Russian President Dmitry Medvedev has lambasted NATO's plan to hold exercises in Georgia next month as a "dangerous decision," and said Moscow will monitor events closely.

The gates at NATO's headquarters, member flags in background.
NATO excercises in Georgia set for next month have annoyed RussiaImage: dpa

Medvedev said NATO was using the exercises to flex its muscles in the Caucasus, according to the Interfax news agency.

At a press conference with Azerbaijan's president, Ilham Aliyev, in Moscow, Medvedev warned that the exercises could cause "different kinds of complications" and could threaten a recent thaw in Russia-NATO relations.

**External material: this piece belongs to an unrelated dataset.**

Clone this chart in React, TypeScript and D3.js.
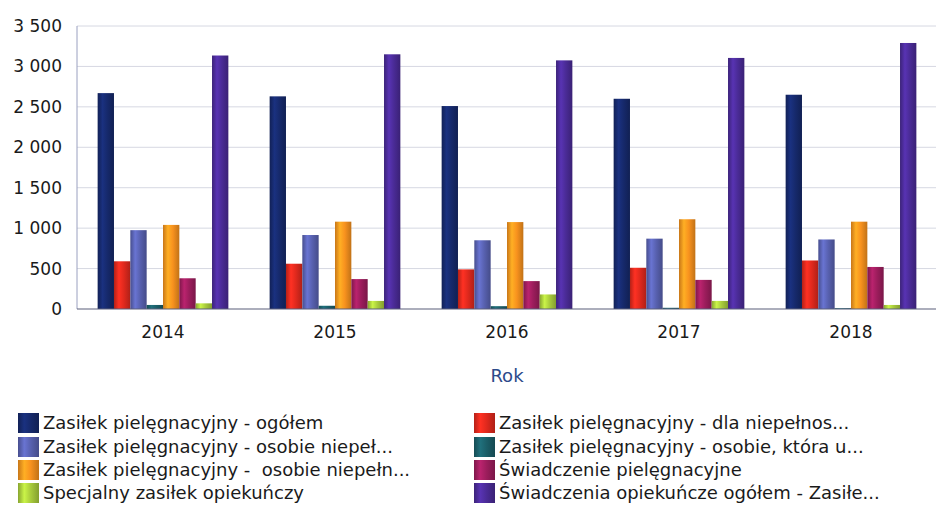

Russia's brief war with Georgia last August over Georgia's breakaway province of South Ossetia had strained the relationship and caused NATO to freeze high-level contacts with Russia in protest.

Medvedev said that NATO's impending military exercises in Georgia could damage the reconciliation process.

"This decision appears to be short-sighted," he said. "Such decisions are disappointing and do not facilitate the resumption of full-scale contacts between the Russian Federation and NATO."

Earlier, Russia's NATO mission in Brussels had said it would ask the alliance to postpone the exercises.

NATO announced earlier this week that the exercises in Georgia would go ahead from May 6, to improve cooperation between the Western alliance and partner countries.

The exercises have been planned since the spring of 2008, and are to involve about 1,300 personnel from 19 NATO and partner countries.

Moscow treats any cooperation between NATO and Georgia with suspicion. The pro-Western government of the former Soviet republic has pushed hard to join the alliance, but this has been met with mixed responses from current members.